2004:0608 - BLOCK 7, BELARMINE, KILGOBBIN, Dublin

NMI Burial Excavation Records

County: Dublin Site name: BLOCK 7, BELARMINE, KILGOBBIN

Sites and Monuments Record No.: SMR 22:69 Licence number: 04E0566

Author: Emer Dennehy, Margaret Gowen & Co. Ltd, 27 Merrion Square, Dublin 2.

Site type: Early Neolithic and medieval

Period/Dating:

ITM: E 718859m, N 724461m

Latitude, Longitude (decimal degrees): 53.257176, -6.218606

Excavations at 'Block 7' in the Belarmine development in Kilgobbin townland took place over a three-week period in April/May 2004. Previous excavations in Belarmine by Ines Hagen and Abi Cryerhall had identified intense occupation of this immediate area from the Neolithic to the Bronze Age. Cartographic and literary sources illustrate the importance of Kilgobbin village in the medieval period, it being a frontier village of the Pale. Kilgobbin was also a well-occupied area in the early medieval period. However, the enclosure (SMR 22:69) listed on the RMP to the north of Block 7 is believed to be a tree ring rather than a habitation site (Reid, 97E0467).

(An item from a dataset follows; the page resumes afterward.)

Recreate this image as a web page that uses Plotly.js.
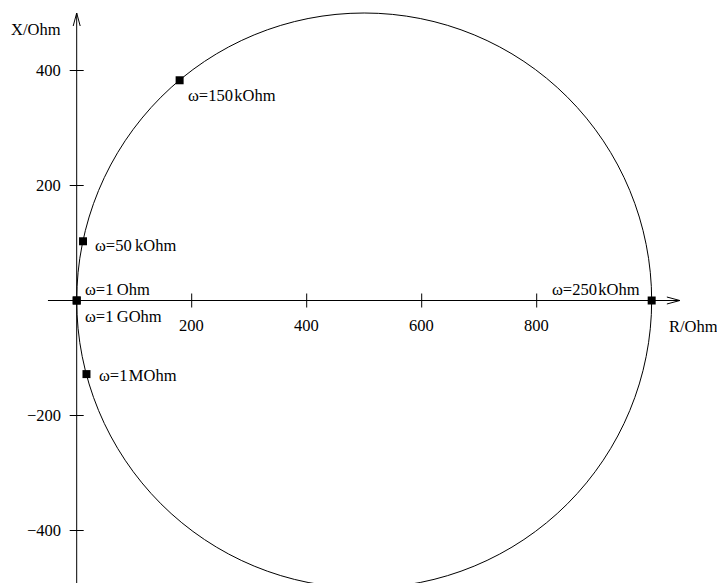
<!DOCTYPE html>
<html>
<head>
<meta charset="utf-8">
<script src="https://cdn.plot.ly/plotly-3.0.1.min.js"></script>
<style>html,body{margin:0;padding:0;background:#fff;}#chart{width:717px;height:583px;}</style>
</head>
<body>
<div id="chart"></div>
<script>
// ---- data ----
const pointLabels = ["ω=1\u2009Ohm", "ω=50\u2009kOhm", "ω=150\u200AkOhm", "ω=250\u200AkOhm", "ω=1\u200AMOhm", "ω=1\u2009GOhm"];
const pointR = [0, 11, 179, 1000, 17, 0];
const pointX = [0, 103, 383, 0, -128, 0];
const circleCenterR = [500];
const circleRadius = [500];
const xTickVals = [200, 400, 600, 800];
const xTickText = ["200", "400", "600", "800"];
const yTickVals = [400, 200, -200, -400];
const yTickText = ["400", "200", "\u2212200", "\u2212400"];
const xAxisExtent = [-50, 1049];
const yAxisExtent = [-540, 500];
const xAxisTitle = "R/Ohm";
const yAxisTitle = "X/Ohm";

// ---- label placement (styling, not data) ----
const labelStyle = [
  {anchor: "left", dx: 6, dy: 11.5},
  {anchor: "left", dx: 10, dy: -4},
  {anchor: "left", dx: 6, dy: -15},
  {anchor: "right", dx: -10, dy: 11.5},
  {anchor: "left", dx: 10.5, dy: -1},
  {anchor: "left", dx: 6, dy: -16}
];

const FONT = {family: "Liberation Serif, Times New Roman, serif", size: 16.5, color: "#000"};
const shapes = [];
const annotations = [];

// circle
shapes.push({
  type: "circle", xref: "x", yref: "y",
  x0: circleCenterR[0] - circleRadius[0], x1: circleCenterR[0] + circleRadius[0],
  y0: -circleRadius[0], y1: circleRadius[0],
  line: {color: "#000", width: 1}
});

// axis lines
shapes.push({type: "line", xref: "x", yref: "y", x0: xAxisExtent[0], x1: xAxisExtent[1], y0: 0, y1: 0, line: {color: "#000", width: 1}});
shapes.push({type: "line", xref: "x", yref: "y", x0: 0, x1: 0, y0: yAxisExtent[0], y1: yAxisExtent[1], line: {color: "#000", width: 1}});

// arrowheads (open V)
shapes.push({type: "path", xref: "x", yref: "y", xsizemode: "pixel", ysizemode: "pixel",
  xanchor: xAxisExtent[1], yanchor: 0, path: "M -13,-3.5 L 0,0 L -13,3.5", line: {color: "#000", width: 1}});
shapes.push({type: "path", xref: "x", yref: "y", xsizemode: "pixel", ysizemode: "pixel",
  xanchor: 0, yanchor: yAxisExtent[1], path: "M -3.5,-13 L 0,0 L 3.5,-13", line: {color: "#000", width: 1}});

// ticks
xTickVals.forEach((v, i) => {
  shapes.push({type: "line", xref: "x", yref: "y", ysizemode: "pixel", yanchor: 0,
    x0: v, x1: v, y0: -7, y1: 7, line: {color: "#000", width: 1}});
  annotations.push({x: v, y: 0, xref: "x", yref: "y", text: xTickText[i], showarrow: false,
    xanchor: "center", yanchor: "middle", yshift: -24.5, font: FONT});
});
yTickVals.forEach((v, i) => {
  shapes.push({type: "line", xref: "x", yref: "y", xsizemode: "pixel", xanchor: 0,
    x0: -7, x1: 7, y0: v, y1: v, line: {color: "#000", width: 1}});
  annotations.push({x: 0, y: v, xref: "x", yref: "y", text: yTickText[i], showarrow: false,
    xanchor: "right", yanchor: "middle", xshift: -14, font: FONT});
});

// axis titles
annotations.push({x: 0, y: yAxisExtent[1], xref: "x", yref: "y", text: yAxisTitle, showarrow: false,
  xanchor: "right", yanchor: "middle", xshift: -13.5, yshift: -16, font: FONT});
annotations.push({x: xAxisExtent[1], y: 0, xref: "x", yref: "y", text: xAxisTitle, showarrow: false,
  xanchor: "left", yanchor: "middle", xshift: -13, yshift: -25.5, font: FONT});

// point labels
pointLabels.forEach((t, i) => {
  const s = labelStyle[i];
  annotations.push({x: pointR[i], y: pointX[i], xref: "x", yref: "y", text: t, showarrow: false,
    xanchor: s.anchor, yanchor: "middle", xshift: s.dx, yshift: s.dy, font: FONT});
});

const trace = {
  x: pointR, y: pointX, type: "scatter", mode: "markers",
  marker: {symbol: "square", size: 8, color: "#000", line: {width: 0}},
  hoverinfo: "skip", cliponaxis: false
};

const layout = {
  width: 717, height: 583,
  margin: {l: 0, r: 0, t: 0, b: 0, pad: 0},
  paper_bgcolor: "#fff", plot_bgcolor: "#fff",
  showlegend: false,
  xaxis: {range: [-133.4, 1113.6], visible: false, fixedrange: true},
  yaxis: {range: [-491.3, 522.6], visible: false, fixedrange: true},
  shapes: shapes,
  annotations: annotations
};

Plotly.newPlot("chart", [trace], layout, {displayModeBar: false, staticPlot: true});
</script>
</body>
</html>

Block 7 is a large L-shaped site measuring 105m east-west by 45m and is scheduled for development as an apartment block. A total of 25 features were identified within this area, concentrating towards the western end of the site. Only one definitively prehistoric feature has been identified, a small subcircular pit containing three sherds of late Bronze Age, coarse, flat-bottomed domestic pottery (Eoin Grogan, forthcoming). Similar pottery to this has been identified by Hagen in her excavations at Belarmine. The remaining features on site were predominantly early and mid-medieval in date, consisting of a keyhole-shaped kiln (1.98m east-west by 1.14m by 0.22m) and a variety of pits used for smelting, cooking and the deposition of rubbish. The latter pit contained quantities of Leinster cooking ware and Dublin-type ware. The northern limits of the site were defined by two parallel shallow ditches, C.61 and C.69, with maximum dimensions of 38.3m east-west by 0.9m and an average depth of 0.4m. These ditches contained two fills, analysis of which indicated they were accompanied by a parallel bank that was used to deliberately backfill the features on cessation of use. As with the pits, the fills of the ditch predominantly contained Leinster cooking ware and Dublin-type coarseware, indicating a time frame of use from the late 12th to mid-14th century. Both ditches also contained sherds of Early Neolithic carinated bowls, representing the remains of at least three vessels from 4000-3600 BC. The sherds were fragmentary and abraded and although in a 'secondary position it probably represents outlying activity within the wider domestic landscape of Kilgobbin' (Grogan, op. cit.).

Reference
Grogan, E. 2004 The prehistoric pottery assemblage from 'Belarmine', Kilgobbin, Co. Dublin. Unpublished report for Margaret Gowen & Co. Ltd.